La habitación olía a humedad y la charla se hacía muy intensa.
Al final de la noche, Caparrós recibió el mandato de organizar un grupo que apoyaría, desde Buenos Aires, la guerrilla que Guevara estaba empezando a preparar en Bolivia.
Para eso, los cubanos le dieron algunos papeles, algún dinero y la promesa de unos cursos de instrucción militar, más adelante.
En marzo de 1966, de vuelta en Buenos Aires, Caparrós se contactó con alguna gente…”.
Son historias, no es lo que más me importa de él.
Aunque fue un gusto cuando, hace unos años, Tomás Eloy Martínez –otro que me hace falta– me regaló una grabación donde Perón, con su tono de pícaro de película barata, decía, desde 1970:
“Y sí, tenemos gente en todos lados. En la zurda lo tenemos a Caparrós…”.

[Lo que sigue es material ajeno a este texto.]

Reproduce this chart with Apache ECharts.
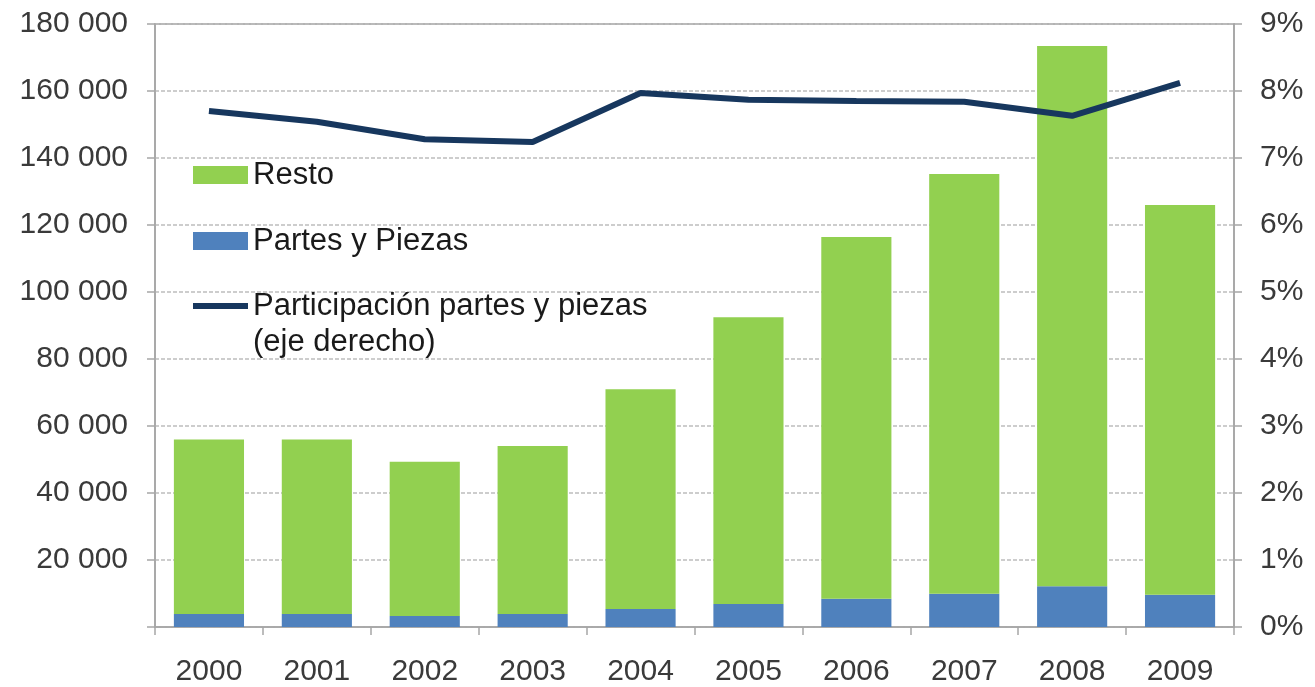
<!DOCTYPE html>
<html>
<head>
<meta charset="utf-8">
<script src="https://cdn.jsdelivr.net/npm/echarts@6/dist/echarts.min.js"></script>
<style>
  html, body { margin: 0; padding: 0; background: #fff; }
  #main { width: 1315px; height: 687px; }
</style>
</head>
<body>
<div id="main"></div>
<script>
// datos
var years = ['2000', '2001', '2002', '2003', '2004', '2005', '2006', '2007', '2008', '2009'];
var partes = [3900, 3900, 3300, 3900, 5400, 6900, 8400, 9900, 12200, 9600];
var resto = [52100, 52100, 46000, 50100, 65600, 85600, 108000, 125300, 161200, 116400];
var participacion = [7.70, 7.54, 7.28, 7.24, 7.97, 7.87, 7.85, 7.84, 7.63, 8.12];
var leftTicks = { min: 0, max: 180000, step: 20000 };
var rightTicks = { min: 0, max: 9, step: 1 };

var fontFam = '"Liberation Sans", Arial, sans-serif';
var txtColor = '#3a3a3a';
var axisColor = '#a6a6a6';
var lineName = 'Participación partes y piezas\n(eje derecho)';

function miles(v) {
    if (v === 0) return '';
    return String(v).replace(/\B(?=(\d{3})+(?!\d))/g, ' ');
}

var legendText = { fontFamily: fontFam, fontSize: 31, color: '#1a1a1a', lineHeight: 36 };

var myChart = echarts.init(document.getElementById('main'));
myChart.setOption({
    animation: false,
    grid: { left: 155, right: 81, top: 24, bottom: 60, show: true, borderColor: '#9a9a9a', borderWidth: 1.5 },
    legend: [
        {
            orient: 'vertical',
            left: 193,
            top: 157,
            padding: 0,
            itemWidth: 55,
            itemHeight: 18,
            itemGap: 30,
            textStyle: legendText,
            data: [
                { name: 'Resto', icon: 'rect' },
                { name: 'Partes y Piezas', icon: 'rect' }
            ]
        },
        {
            // la linea va aparte para alinear el icono con la primera linea del texto
            orient: 'vertical',
            left: 193,
            top: 252,
            padding: 0,
            itemWidth: 55,
            itemHeight: 18,
            textStyle: legendText,
            formatter: function (name) { return '\n' + name; },
            data: [
                { name: lineName, icon: 'path://M0,0H55V6H0Z' }
            ]
        }
    ],
    xAxis: {
        type: 'category',
        data: years,
        axisLine: { lineStyle: { color: axisColor, width: 1.5 } },
        axisTick: { show: true, length: 8, lineStyle: { color: axisColor, width: 1.5 } },
        axisLabel: { fontFamily: fontFam, fontSize: 30, color: txtColor, margin: 30 }
    },
    yAxis: [
        {
            type: 'value',
            min: leftTicks.min,
            max: leftTicks.max,
            interval: leftTicks.step,
            axisLine: { show: true, lineStyle: { color: axisColor, width: 1.5 } },
            axisTick: { show: true, length: 8, lineStyle: { color: axisColor, width: 1.5 } },
            axisLabel: { fontFamily: fontFam, fontSize: 30, color: txtColor, margin: 27, formatter: miles },
            splitLine: { show: true, lineStyle: { color: '#bdbdbd', type: [4, 2], width: 1.5 } }
        },
        {
            type: 'value',
            min: rightTicks.min,
            max: rightTicks.max,
            interval: rightTicks.step,
            position: 'right',
            axisLine: { show: true, lineStyle: { color: axisColor, width: 1.5 } },
            axisTick: { show: true, length: 8, lineStyle: { color: axisColor, width: 1.5 } },
            axisLabel: { fontFamily: fontFam, fontSize: 30, color: txtColor, margin: 26, formatter: '{value}%' },
            splitLine: { show: false }
        }
    ],
    series: [
        {
            name: 'Partes y Piezas',
            type: 'bar',
            stack: 'total',
            barWidth: '65%',
            itemStyle: { color: '#4f81bd' },
            data: partes
        },
        {
            name: 'Resto',
            type: 'bar',
            stack: 'total',
            itemStyle: { color: '#92d050' },
            data: resto
        },
        {
            name: lineName,
            type: 'line',
            yAxisIndex: 1,
            symbol: 'none',
            lineStyle: { color: '#17375e', width: 6 },
            itemStyle: { color: '#17375e' },
            data: participacion
        }
    ]
});
</script>
</body>
</html>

Yo creo que algunas veces fue feliz.
Creía en un futuro, lo escuchaban, también sabía reírse...
Tuvo mujeres que lo quisieron, pacientes que lo quisieron, discípulos que lo quisieron, hijos que lo quisieron. Pero se diría que la vida –su vida– le exigió demasiado.

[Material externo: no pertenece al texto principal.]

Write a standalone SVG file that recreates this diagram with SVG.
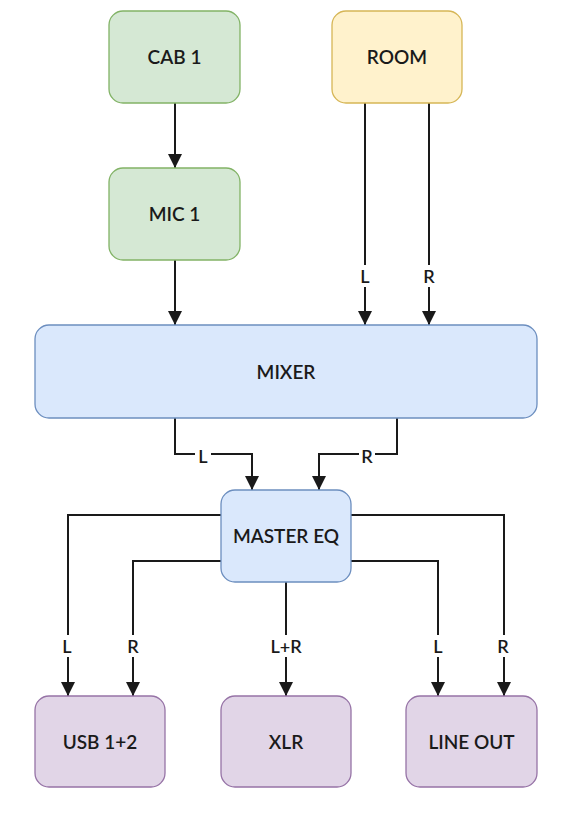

Todos decían que era brillante; para estar a la altura se tomó kilos de pastillas.
Sabía lo que hacía:
Había escrito su tesis doctoral sobre los efectos de ciertas anfetaminas en el cerebro humano.

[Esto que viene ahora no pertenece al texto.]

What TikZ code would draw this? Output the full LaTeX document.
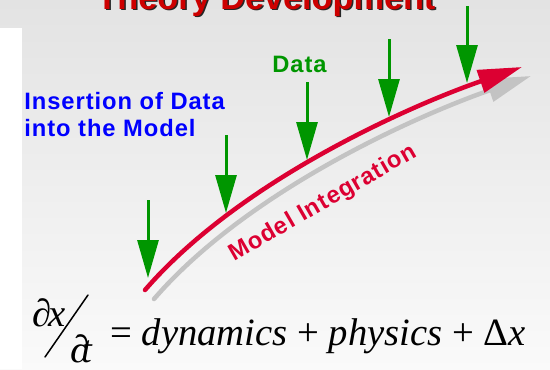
\documentclass[tikz,border=0pt]{standalone}
\usepackage{fontspec}
\setmainfont{Liberation Serif}
\newfontfamily\labelfont[LetterSpace=4]{Liberation Sans}
\newfontfamily\titlefont{Liberation Sans}
\usetikzlibrary{arrows.meta}
\definecolor{datagreen}{RGB}{0,150,0}
\definecolor{modelred}{RGB}{220,0,50}
\definecolor{titlered}{RGB}{205,0,0}
\definecolor{insertblue}{RGB}{0,0,255}
\definecolor{shadowgray}{RGB}{195,195,195}

\begin{document}
\begin{tikzpicture}[x=0.02cm, y=-0.02cm,
    sanslabel/.style={font=\labelfont\bfseries\fontsize{13.5}{15.4}\selectfont, inner sep=0pt},
    titletext/.style={font=\titlefont\bfseries\fontsize{19.5}{22}\selectfont, inner sep=0pt, anchor=base},
    eqtext/.style={font=\fontsize{22}{26}\selectfont, inner sep=0pt, anchor=base west},
    dataarrow/.style={draw=datagreen, fill=datagreen, line width=0.06cm, -{Triangle[length=0.76cm, width=0.42cm]}},
    modelline/.style={draw=modelred, fill=none, line width=0.09cm, line cap=round, -{Triangle[length=0.88cm, width=0.46cm, fill=modelred]}},
    shadowline/.style={draw=shadowgray, line width=0.09cm, line cap=round, -{Triangle[length=0.88cm, width=0.46cm, fill=shadowgray]}},
  ]
    \useasboundingbox (0,0) rectangle (550,369);
    \clip (0,0) rectangle (550,369);

    % background
    \shade[top color=gray!22, bottom color=gray!4] (0,0) rectangle (550,369);
    \fill[white] (0,28) rectangle (22,369);

    % title, cut off at the top
    \node[titletext, text=black!85] (titleshadow) at (267.5,10.5) {Theory Development};
    \node[titletext, text=titlered] (title) at (266,9) {Theory Development};

    % model trajectory
    \coordinate (sstart) at (154,299);
    \coordinate (send) at (531,76);
    \coordinate (mstart) at (145,290);
    \coordinate (mend) at (522,67);
    \draw[shadowline] (sstart) .. controls (249,189) and (421,114) .. (send);
    \draw[modelline] (mstart) .. controls (240,180) and (412,105) .. (mend);
    \node[sanslabel, text=modelred, rotate=30, anchor=base west] (integration) at (234,262) {Model Integration};

    % data insertion
    \coordinate (d1top) at (148,200);
    \coordinate (d1tip) at (148,278);
    \coordinate (d2top) at (226,135);
    \coordinate (d2tip) at (226,213);
    \coordinate (d3top) at (307,82);
    \coordinate (d3tip) at (307,160);
    \coordinate (d4top) at (389,39);
    \coordinate (d4tip) at (389,117);
    \coordinate (d5top) at (467,6);
    \coordinate (d5tip) at (467,83);
    \draw[dataarrow] (d1top) -- (d1tip);
    \draw[dataarrow] (d2top) -- (d2tip);
    \draw[dataarrow] (d3top) -- (d3tip);
    \draw[dataarrow] (d4top) -- (d4tip);
    \draw[dataarrow] (d5top) -- (d5tip);

    \node[sanslabel, text=datagreen, anchor=base west] (datalabel) at (272,72) {Data};
    \node[sanslabel, text=insertblue, align=left, anchor=north west] (insertion) at (24,92) {Insertion of Data\\into the Model};

    % equation
    \node[eqtext] (numer) at (32,326) {\textit{∂\kern-0.08em x}};
    \coordinate (slashtop) at (88,295);
    \coordinate (slashbot) at (45,357);
    \draw[line width=0.03cm, line cap=round] (slashtop) -- (slashbot);
    \node[eqtext] (denom) at (70,362) {\textit{∂\kern-0.2em t}};
    \node[eqtext] (rhs) at (110,345) {= \textit{dynamics} + \textit{physics} + Δ\textit{x}};
\end{tikzpicture}
\end{document}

Era brillante, y brillantemente se destruyó sin dejar una puerta de salida.
Yo le recuerdo otras cosas:
Los domingos en la cancha, sus amores peleados, sus gorras de cuadritos,
mi orgullo cuando lo admiraban, su cultura,
su cariño, sus corbatas pintadas,
su acento español y sus intentos de hablar en argentino,
nuestros ratos en el laboratorio revelando,
su perra, sus amigos, aquella vez que me llevó a conocer a Juan Perón.
Se entusiasmó con él, ganó, perdió.
En 1976 tuvo que escaparse y volvió a España.
Hay casos en que decir volver es un abuso de lenguaje.
Estaba en un país que no entendía, que no terminaba de gustarle –y que, para más mofa, habría debido ser el suyo.
Y las anfetas le pasaron todas las cuentas juntas: sus últimos años fueron difíciles y se murió sin avisar.
Hoy es su cumpleaños.
Yo lo extraño; a veces me pregunto qué me diría sobre esto o lo otro, qué pensaría, qué me aconsejaría, si le gustaría cómo le salí; a veces querría que me cuente qué quiso de su vida, qué esperaba, qué sospechaba, qué falló.
Hay tanto que me habría gustado conversar con él.
No parece que vaya a suceder, así que debo conformarme con soñarlo:
De tanto en tanto nos encontramos en sueños muy serenos, y es tan bueno verlo y escucharlo.
Y hoy, vaya a saber por qué, escribirlo.
Aunque éste no sea, supongo, el lugar indicado.
Por suerte hay cosas que nunca están en su lugar.